I don't think that's a thing currently. MediaWiki just expects the Config object to provide the configuration via a simple key-value-store-like interface. Almost everyone uses the GlobalVarConfig implementation, which uses the PHP global variable namespace as the key-value store. How those globals are set is something MediaWiki is almost entirely agnostic about.

("Almost", SiteConfiguration being the one exception I'm aware of. That's used in some cross-wiki features, where code running in the environment of a given wiki needs to pretend it is actually running for another wiki, e.g. to load a content from another wiki's database. See T255213: Create a mechanism for loading configuration for sister site and T184529: Define a way to get a database connection based on a logical wiki ID.. But it's very limited and fragile, largely undocumented, and I'm not sure how much is used outside Wikimedia.)

Formalizing / standardizing how configuration is loaded by MediaWiki could certainly be valuable for third-party wikis and local development. (T221535: Provide a "wiki farm" abstraction in MediaWiki core is a related task.) But, since it's almost entirely unspecified now, I don't think it's a requirement for changing how configuration is loaded in Wikimedia, ie.

Make the change in WMF specific configuration and deployment code, without touching MediaWiki core: we will be working against and around how MediaWiki does things internally

is, as far as I can see, only true for the rarely-used SiteConfiguration, and even there, I don't think it would be really working against it - it could be easily made more abstract so it can use YAML files instead of globals / dumping and re-parsing the configuration of another wiki by shelling out to a maintenance script.

If we wanted to make configuration loading a first-class concept in MediaWiki (which, again, I think is a valuable goal), I have doubts about the Technical Decision Forum being the right process for that. This is something with a heavy impact on third-party MediaWiki users, who are entirely excluded from TDF processes. Also, I think the TDF has failed to keep decision processes aligned with core open-source values such as transparency of the decisionmaking process (if that was even a goal), which is maybe OK for decisions which primarily affect the Wikimedia infrastructure, but I don't think its acceptable for decisions with a large impact on the entire MediaWiki user and developer community. Something similar to the old TechCom RfC process would be more appropriate there.

Provide proper support for wiki-farms (multi-tenant setups), not only for the benefit of WMF's production configuration but also for testing and development as well as 3rd party installations of MediaWiki.

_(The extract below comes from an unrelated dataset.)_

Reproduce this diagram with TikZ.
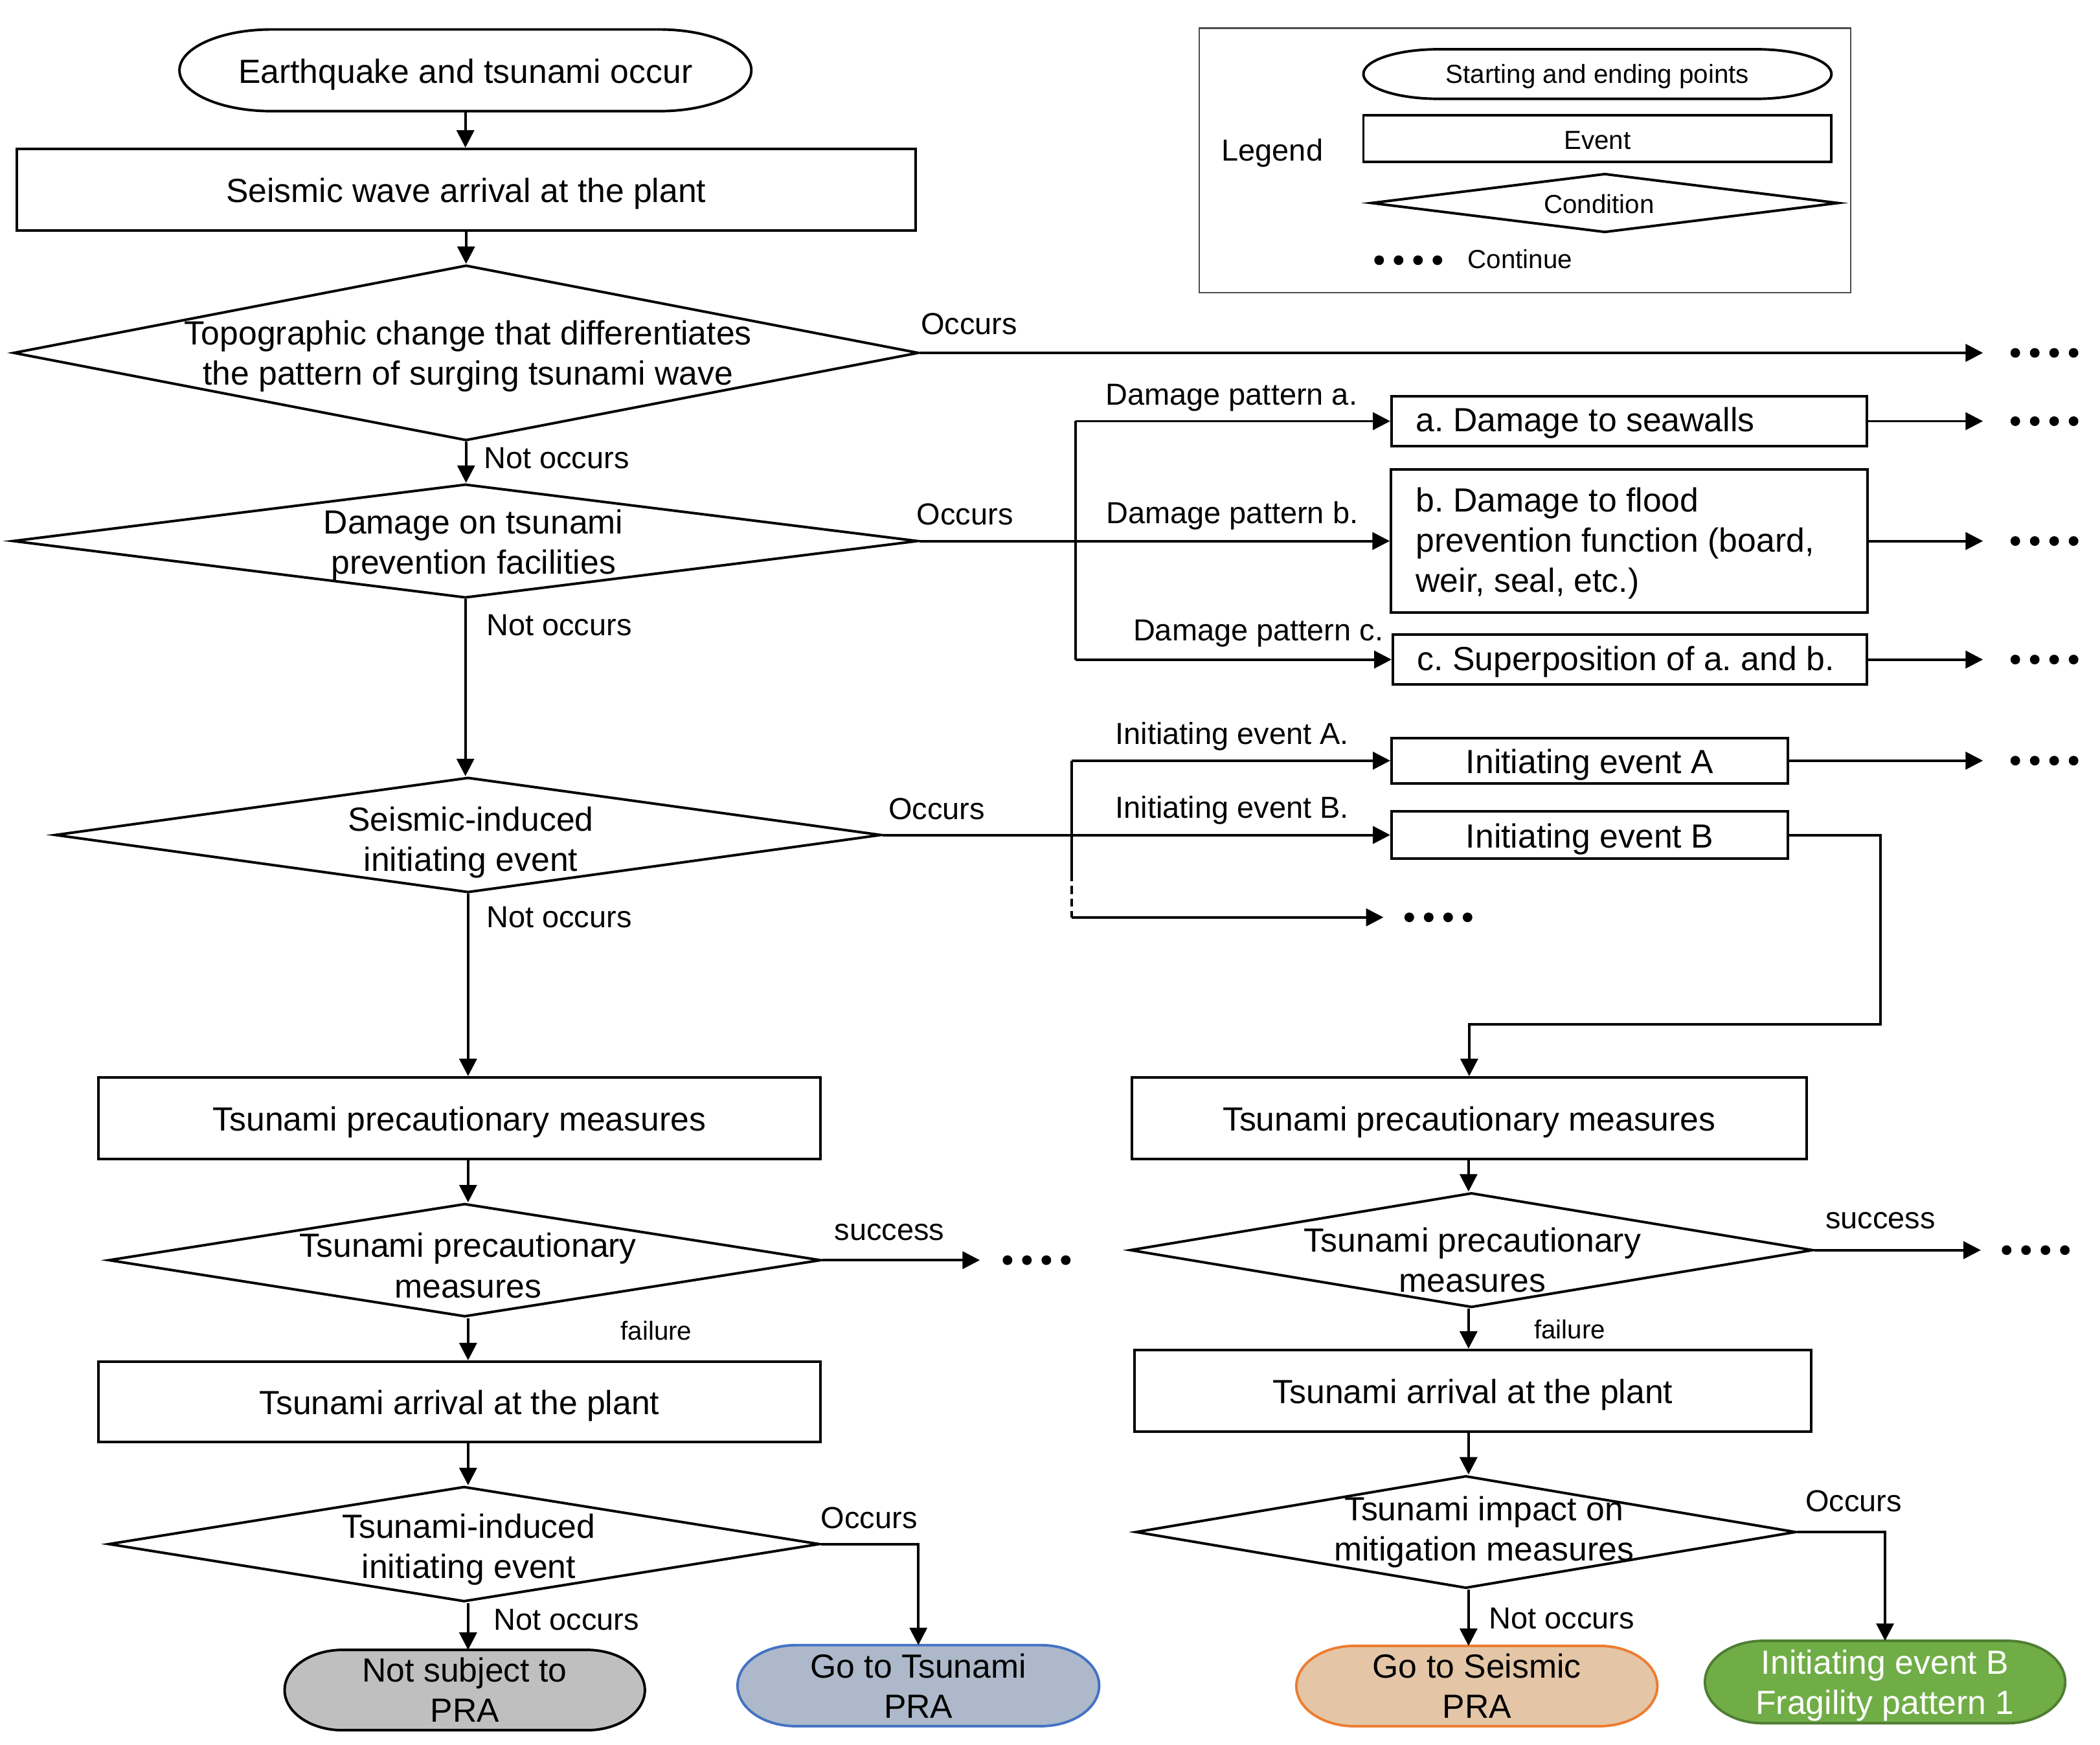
\documentclass[tikz,border=0pt]{standalone}
\usepackage{fontspec}
\setmainfont{Liberation Sans}
\usetikzlibrary{shapes.geometric,arrows.meta,backgrounds}
\definecolor{grayfill}{HTML}{BFBFBF}
\definecolor{bluefill}{HTML}{ADB9CA}
\definecolor{blueline}{HTML}{4472C4}
\definecolor{orangefill}{HTML}{E4C6A6}
\definecolor{orangeline}{HTML}{ED7D31}
\definecolor{greenfill}{HTML}{70AD47}
\definecolor{greenline}{HTML}{507E32}
\newcommand\termpath[4]{%
  \path[#2] ([xshift=#3]#1.north west) -- ([xshift=-#3]#1.north east)
    arc[start angle=90,end angle=-90,x radius=#3,y radius=#4]
    -- ([xshift=#3]#1.south west)
    arc[start angle=270,end angle=90,x radius=#3,y radius=#4] -- cycle;}
\tikzset{
  ln/.style={line width=1.9pt},
  arr/.style={line width=1.9pt,-{Triangle[length=13pt,width=13pt]}},
  box/.style={draw,line width=1.9pt,inner sep=0pt,align=center,text height=24pt,font=\fontsize{25}{30}\selectfont},
  cond/.style={draw,diamond,line width=1.9pt,inner sep=0pt},
  txt/.style={inner sep=0pt,align=center,font=\fontsize{25}{30}\selectfont},
  lbl/.style={inner sep=0pt,font=\fontsize{22.7}{27}\selectfont},
  sml/.style={inner sep=0pt,font=\fontsize{19.5}{23}\selectfont},
  term/.style={inner sep=0pt,outer sep=0pt,align=center,font=\fontsize{25}{30}\selectfont},
  contdots/.pic={\foreach \k in {-1.5,-0.5,0.5,1.5}\fill (\k*14.5pt,0pt) circle[radius=3.6pt];},
}
\begin{document}
\frenchspacing
\begin{tikzpicture}[x=1pt,y=-1pt]
\path[use as bounding box] (0,0) rectangle (1568,1303);
% ---------- left column ----------
\node[term,text height=24pt,minimum width=427pt,minimum height=61pt] (ts) at (347.5,52.5) {Earthquake and tsunami occur};
\node[box,minimum width=671pt,minimum height=61pt] (bw) at (348,141.7) {Seismic wave arrival at the plant};
\node[cond,minimum width=676pt,minimum height=131pt] (d1) at (348,263.5) {};
\node[txt] at (349.5,266) {Topographic change that differentiates\\the pattern of surging tsunami wave};
\node[cond,minimum width=676pt,minimum height=85pt] (d2) at (347.5,404) {};
\node[txt] at (353.5,407) {Damage on tsunami\\prevention facilities};
\node[cond,minimum width=617pt,minimum height=86pt] (d3) at (349.5,623.5) {};
\node[txt] at (351.5,629) {Seismic-induced\\initiating event};
\node[box,minimum width=539pt,minimum height=61pt] (lp) at (343,835) {Tsunami precautionary measures};
\node[cond,minimum width=532pt,minimum height=84.5pt] (d4) at (347,941) {};
\node[txt] at (349.5,945) {Tsunami precautionary\\measures};
\node[box,minimum width=539pt,minimum height=60pt] (la) at (343,1046.7) {Tsunami arrival at the plant};
\node[cond,minimum width=531pt,minimum height=86pt] (d5) at (346.5,1153) {};
\node[txt] at (350,1157) {Tsunami-induced\\initiating event};
\node[term,minimum width=269pt,minimum height=60pt] (tg) at (347,1262) {Not subject to\\PRA};
\node[term,minimum width=270pt,minimum height=60.5pt] (tb) at (685.7,1258.7) {Go to Tsunami\\PRA};
% ---------- right part ----------
\node[box,minimum width=355pt,minimum height=37.5pt] (ba) at (1216.5,314.5) {};
\node[txt,align=left,anchor=west] at (1057,316) {a. Damage to seawalls};
\node[box,minimum width=356pt,minimum height=107pt] (bb) at (1216.6,404) {};
\node[txt,align=left,anchor=west] at (1057,405.5) {b. Damage to flood\\prevention function (board,\\weir, seal, etc.)};
\node[box,minimum width=354pt,minimum height=37pt] (bc) at (1217,492.5) {};
\node[txt,align=left,anchor=west] at (1058,494) {c. Superposition of a. and b.};
\node[box,minimum width=296pt,minimum height=34pt] (bA) at (1187,568) {Initiating event A};
\node[box,minimum width=296pt,minimum height=35pt] (bB) at (1187,623.5) {Initiating event B};
\node[box,minimum width=504pt,minimum height=61pt] (rp) at (1097,835) {Tsunami precautionary measures};
\node[cond,minimum width=510pt,minimum height=85.6pt] (d6) at (1098.7,933.5) {};
\node[txt] at (1099.5,941) {Tsunami precautionary\\measures};
\node[box,minimum width=505.5pt,minimum height=61pt] (ra) at (1099.7,1038.5) {Tsunami arrival at the plant};
\node[cond,minimum width=493pt,minimum height=84pt] (d7) at (1094.5,1144) {};
\node[txt] at (1108,1144) {Tsunami impact on\\mitigation measures};
\node[term,minimum width=269.5pt,minimum height=60pt] (to) at (1102.7,1259) {Go to Seismic\\PRA};
\node[term,minimum width=269pt,minimum height=61.5pt] (tgr) at (1407.5,1256) {};
\node[txt,text=white] at (1407.5,1258.5) {Initiating event B\\Fragility pattern 1};
% ---------- legend ----------
\node[draw=black!70,line width=1.1pt,minimum width=486.4pt,minimum height=197.5pt,inner sep=0pt] (lg) at (1138.8,119.75) {};
\node[lbl] at (950,114.4) {Legend};
\node[term,font=\fontsize{19.5}{23}\selectfont,text height=18pt,minimum width=349.5pt,minimum height=37pt] (lgs) at (1192.75,55.3) {Starting and ending points};
\node[box,font=\fontsize{19.5}{23}\selectfont,text height=16pt,minimum width=349.5pt,minimum height=35pt] (lge) at (1192.75,103.5) {Event};
\node[cond,minimum width=349pt,minimum height=44pt] (lgc) at (1198.25,151.6) {};
\node[sml] at (1194,152.5) {Condition};
\pic at (1051.5,194.3) {contdots};
\node[sml] at (1135,193.5) {Continue};
% ---------- labels ----------
\node[lbl] at (723.5,242) {Occurs};
\node[lbl] at (415.5,342) {Not occurs};
\node[lbl] at (720.5,384) {Occurs};
\node[lbl] at (919.5,297) {Damage pattern a.};
\node[lbl] at (920,385) {Damage pattern b.};
\node[lbl] at (939.5,473) {Damage pattern c.};
\node[lbl] at (417.5,467) {Not occurs};
\node[lbl] at (920,550) {Initiating event A.};
\node[lbl] at (920,605) {Initiating event B.};
\node[lbl] at (699.5,604) {Occurs};
\node[lbl] at (417.5,685) {Not occurs};
\node[lbl] at (664,920) {success};
\node[sml] at (490,993.5) {failure};
\node[lbl] at (649,1133.5) {Occurs};
\node[lbl] at (423,1209.5) {Not occurs};
\node[lbl] at (1404,911.5) {success};
\node[sml] at (1172,992.5) {failure};
\node[lbl] at (1384,1121) {Occurs};
\node[lbl] at (1166,1208.5) {Not occurs};
% ---------- connectors ----------
\coordinate (xr) at (1480.6,0);
\coordinate (xd) at (1526.5,0);
\draw[arr] (ts.south) -- (ts.south |- bw.north);
\draw[arr] (bw.south) -- (bw.south |- d1.north);
\draw[arr] (d1.east) -- (d1.east -| xr);
\pic at (d1.east -| xd) {contdots};
\draw[arr] (d1.south) -- (d1.south |- d2.north);
\draw[arr] (d2.east) -- (bb.west);
\coordinate (jd) at (803,0);
\draw[ln] (jd |- ba.west) -- (jd |- bc.west);
\draw[arr] (jd |- ba.west) -- (ba.west);
\draw[arr] (jd |- bc.west) -- (bc.west);
\foreach \nm in {ba,bb,bc,bA} {
  \draw[arr] (\nm.east) -- (\nm.east -| xr);
  \pic at (\nm.east -| xd) {contdots};
}
\draw[arr] (d2.south) -- (d2.south |- d3.north);
\draw[arr] (d3.east) -- (bB.west);
\coordinate (ji) at (800,0);
\coordinate (jq) at (800,652);
\coordinate (jb) at (800,685);
\coordinate (tq) at (1033,685);
\draw[ln] (ji |- bA.west) -- (jq);
\draw[ln,dash pattern=on 6pt off 3.5pt] (jq) -- (jb);
\draw[arr] (ji |- bA.west) -- (bA.west);
\draw[arr] (jb) -- (tq);
\pic at (1074,685) {contdots};
\coordinate (kb) at (1404,765);
\draw[arr] (bB.east) -| (kb) -| (rp.north);
% left flow
\draw[arr] (d3.south) -- (d3.south |- lp.north);
\draw[arr] (d3.south |- lp.south) -- (d3.south |- d4.north);
\draw[arr] (d3.south |- d4.south) -- (d3.south |- la.north);
\draw[arr] (d3.south |- la.south) -- (d3.south |- d5.north);
\draw[arr] (d3.south |- d5.south) -- (d3.south |- tg.north);
\coordinate (sl) at (731.6,0);
\draw[arr] (d4.east) -- (d4.east -| sl);
\pic at (774,941) {contdots};
\draw[arr] (d5.east) -| (tb.north);
% right flow
\coordinate (cr) at (1096.5,0);
\draw[arr] (cr |- rp.south) -- (cr |- d6.north);
\draw[arr] (cr |- d6.south) -- (cr |- ra.north);
\draw[arr] (cr |- ra.south) -- (cr |- d7.north);
\draw[arr] (cr |- d7.south) -- (cr |- to.north);
\coordinate (sr) at (1479,0);
\draw[arr] (d6.east) -- (d6.east -| sr);
\pic at (1520,933.5) {contdots};
\draw[arr] (d7.east) -| (tgr.north);
% ---------- terminal outlines ----------
\begin{scope}[on background layer]
\fill[white] (0,0) rectangle (1568,1303);
\termpath{ts}{draw=black,line width=1.9pt}{68.7pt}{30.5pt}
\termpath{lgs}{draw=black,line width=1.9pt}{56pt}{18.5pt}
\termpath{tg}{fill=grayfill,draw=black,line width=1.9pt}{43.3pt}{30pt}
\termpath{tb}{fill=bluefill,draw=blueline,line width=1.9pt}{43.5pt}{30.25pt}
\termpath{to}{fill=orangefill,draw=orangeline,line width=1.9pt}{43.4pt}{30pt}
\termpath{tgr}{fill=greenfill,draw=greenline,line width=1.9pt}{43.3pt}{30.75pt}
\end{scope}
\end{tikzpicture}
\end{document}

Pure static configuration is not feasible for large wiki farms that use a dynamic configuration management system to store and modify wiki-local configuration, since such a system requires custom PHP code running in the "configuration" step (LocalSettings.php) to fetch and expose configuration for a given wiki. Being able to utilize such a system makes it possible to have an automatic wiki creation flow, reduces the amount of configuration that needs to be stored and deployed as code, and allows staff members to make trivial wiki-local configuration changes without requiring engineering involvement; losing it would be a significant complication.

In case it may be useful in the context of this proposal, I have some slides describing our config management system which I presented in the WMTC2019 unconference: T238273

GrowthExperiments has a system called community configuration, to make it possible for wiki communities to tailor Growth features to their needs. I think it is mostly orthogonal to this proposal but mentioning it just FYI. Basically, there are three Config objects: the default one, one which loads JSON wiki pages (with appropriate caching) and uses them as a key-value store for configuration settings, and a router which is registered as the main configuration and determines (based on a hardcoded list) whether to send configuration variable lookups to the conventional configuration, or to the on-wiki configuration, with the conventional configuration as a fallback. All the configuration settings that can be changed on-wiki belong to the GrowthExperiments extension, although it would be nice to turn it into something more generic eventually.

One aspect of this that's a bit Wikimedia-specific is the production PrivateSettings.php file, which obviously contains not only sensitive config data like secrets, but is also used in an ad-hoc way to globally inject code for incident response and similarly sensitive events. Wikimedia's usage of PrivateSettings.php is likely far from any kind of best practice, but it has proven extremely convenient (essential?) at times during security incident response.

I was thinking this use case could be covered by the existing mechanism for security patches. The ad-hoc incidence response would me implemented as a security patch, and would be rolled out in the same way we roll out other code changes (whatever that mechanism is going to be).

Would that be acceptable?

Are you suggesting adding more of the current security patch deployment process around changes made to PrivateSettings.php in Wikimedia production? If so, I guess we could do that, though I'm not entirely sure what advantages that provides, since these patches would only ever live within Wikimedia production and wouldn't make it into a security release or anything like that. I think the general point here is that it is incredibly convenient and practical to have a protected, global injection point like PrivateSettings.php when dealing with certain security incidents. Retaining that existing functionality while potentially migrating to a new configuration paradigm would be acceptable to the Security-Team.

Are you suggesting adding more of the current security patch deployment process around changes made to PrivateSettings.php in Wikimedia production? If so, I guess we could do that, though I'm not entirely sure what advantages that provides, since these patches would only ever live within Wikimedia production and wouldn't make it into a security release or anything like that. I think the general point here is that it is incredibly convenient and practical to have a protected, global injection point like PrivateSettings.php when dealing with certain security incidents. Retaining that existing functionality while potentially migrating to a new configuration paradigm would be acceptable to the Security-Team.

The question is how we to retain the current functionality in a future where we can no longer use scap to push config and code to production servers. My understanding is that with Kubernetes, we can push out config changes relatively quickly, but code changes require us to build and deploy a new image. I suppose that would also be true for deploying security patches.

All that being said: this is really beyond the scope of this proposal, it is not really something that we can address with a config loading system for core. But it's probably a good idea to start thinking about it now.